Livick's situation is not an unusual one. Even assuming utter good faith on Livick's part, other courts have denied claims on facts much more compelling than his. In Mello, an employee of Sara Lee was entitled to the pension he had accrued under a company acquired by Sara Lee as well as subsequent pension benefits earned for his time at Sara Lee. Mello, 431 F.3d at 442. Mello had received, however, annual statements from Sara Lee for six years erroneously double-counting his time working for the acquired company. Id. When the error was finally caught, the estimate of Mello's monthly pension benefit dropped by $5500. Id. Based primarily on the unambiguous plan terms, the Fifth Circuit denied Mello's estoppel-based ERISA claim. Id. at 448.
In Christensen v. Qwest Pension Plan, 462 F.3d 913 (8th Cir.2006), a clerical error resulted in five mistaken estimates of the plaintiff's pension benefits. Id. at 916. Christensen relied on these estimates to decide when to retire. Id. The Eighth Circuit rejected Christensen's claim that Qwest's plan administrators were in breach of their fiduciary duty due to their hiring of a company that used an informal process that was known to result in occasional mistaken estimates, given the multiple clear disclaimers accompanying the estimates and the need to respond quickly to a high volume of estimate requests. Id. at 917.

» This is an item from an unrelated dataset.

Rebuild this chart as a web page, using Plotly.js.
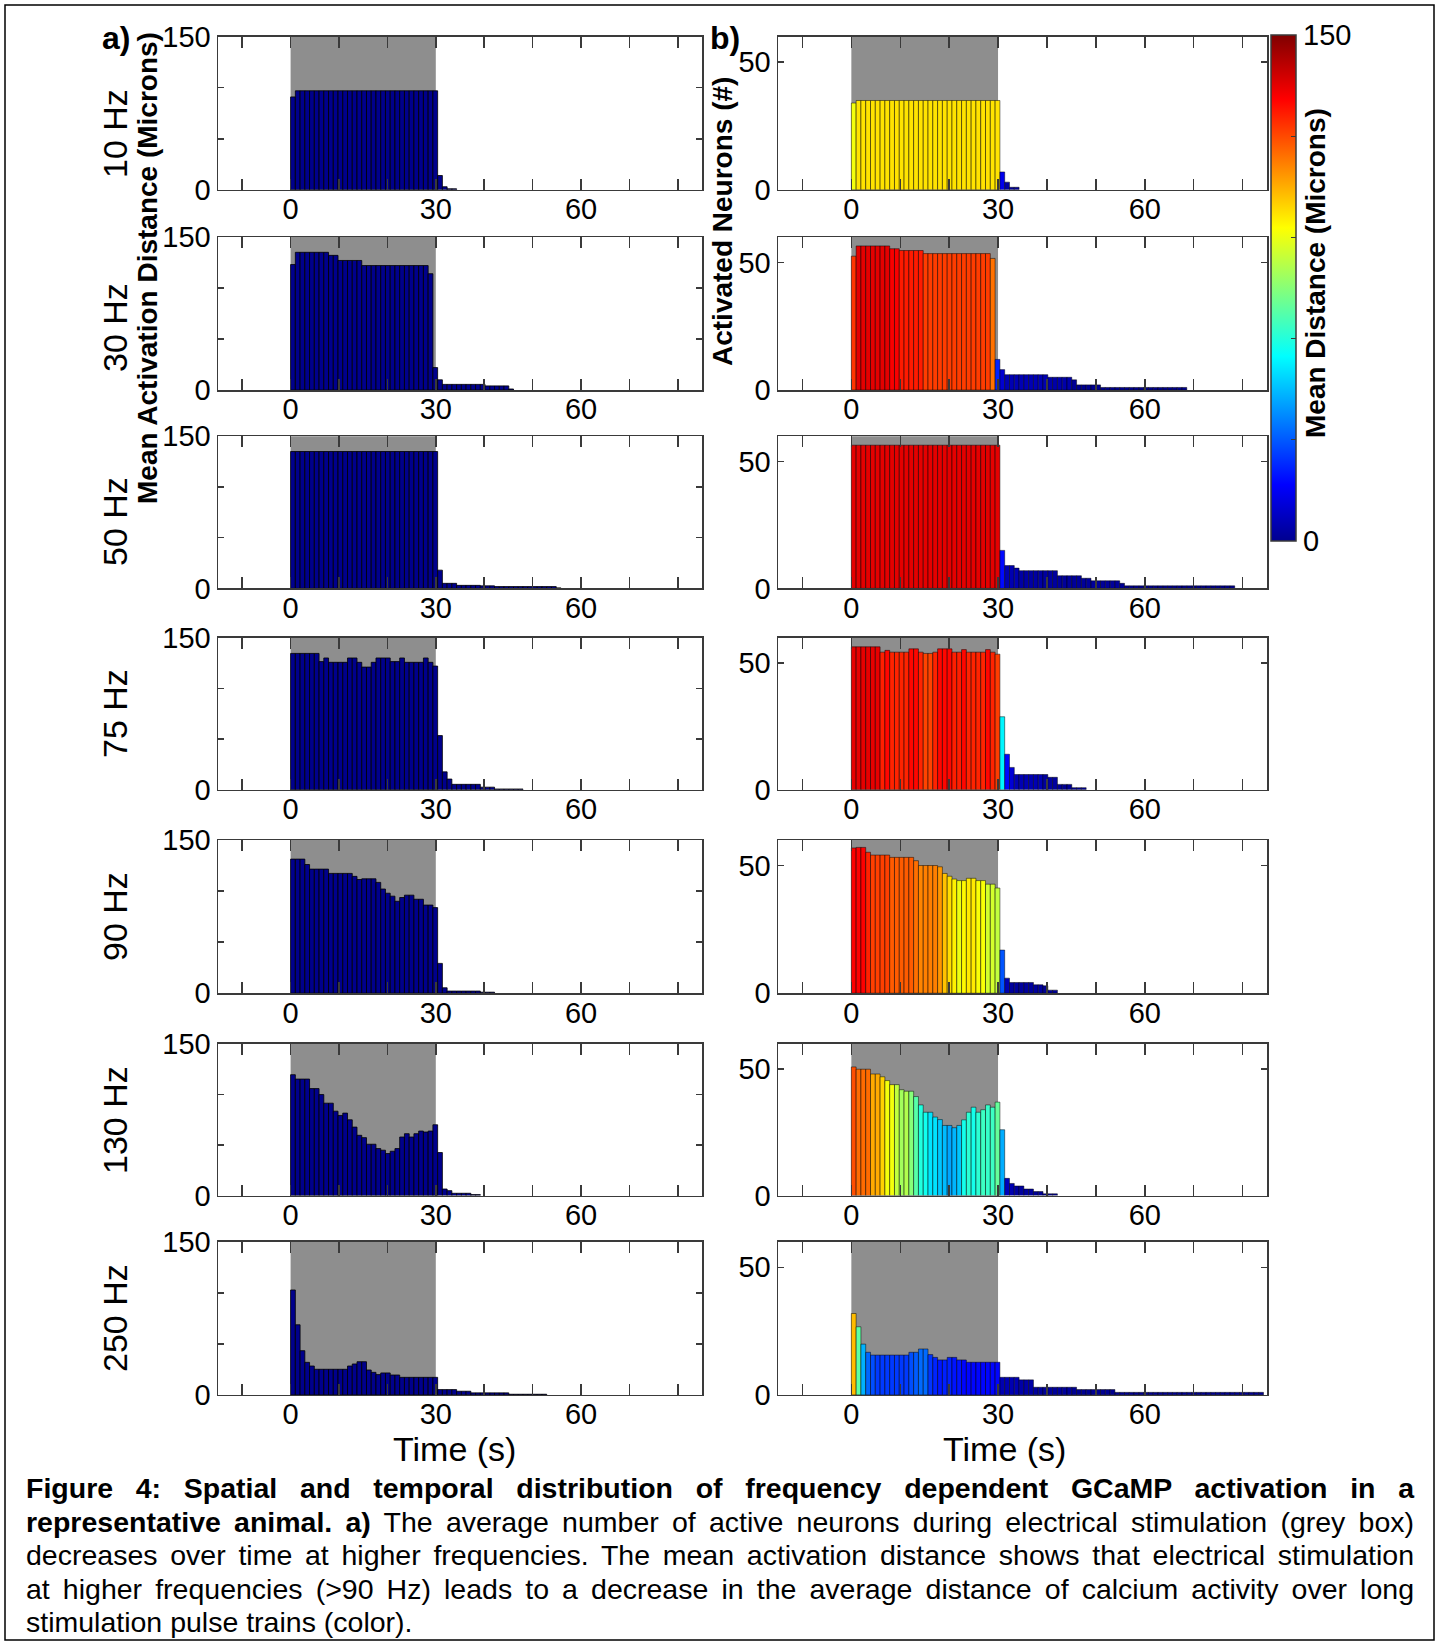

The pension Livick is receiving accounts for all his years of service at Parker Pen and Gillette. It is the amount provided for under the clear terms of the Plan. Livick understood (or should have understood) these clear terms due to multiple personal letters he received from the company and from his own research on the company website. Nothing in ERISA secures to him a windfall when a ministerial employee makes a mistake in an estimate, a mistake of which the beneficiary is or should be aware because of the company's clear and accurate ERISA disclosures.
There was no breach of fiduciary duty and there was no reasonable reliance on the pension estimates. The grant of summary judgment is affirmed.
The regulation is meant to cover the ministerial work of others on which a fiduciary relies in "discharging [its] fiduciary responsibilities"; an example might be a fiduciary's use of a database maintained by another in the management or administration of its plan. Thus the regulation might apply to Gillette's employment of someone who entered incorrect information into the system from which Brundige drew his data if Gillette were also relying on that database to determine actual benefits or perform other fiduciary duties, which is not the case here. Rather, Gillette provides opportunities for employees to receive estimates as a service to its employees.
The regulation as a whole also supports our reading. Another provision holds named fiduciaries responsible for the hiring and supervision of all persons to whom they delegate fiduciary tasks. 29 C.F.R. § 2509.75-8(FR-14) (referencing 29 U.S.C. § 1105(c)(2)(A)). If the Department of Labor meant to apply similar standards to the employment of anyone charged with ministerial duties as well, it could have included ministerial employees in FR-14 or used similar language in FR-11. Instead, FR-11 speaks of a subset of ministerial duties, specifically the provision of "information, data, statistics or analyses" on which fiduciaries "rely" in "discharging [their] fiduciary responsibilities."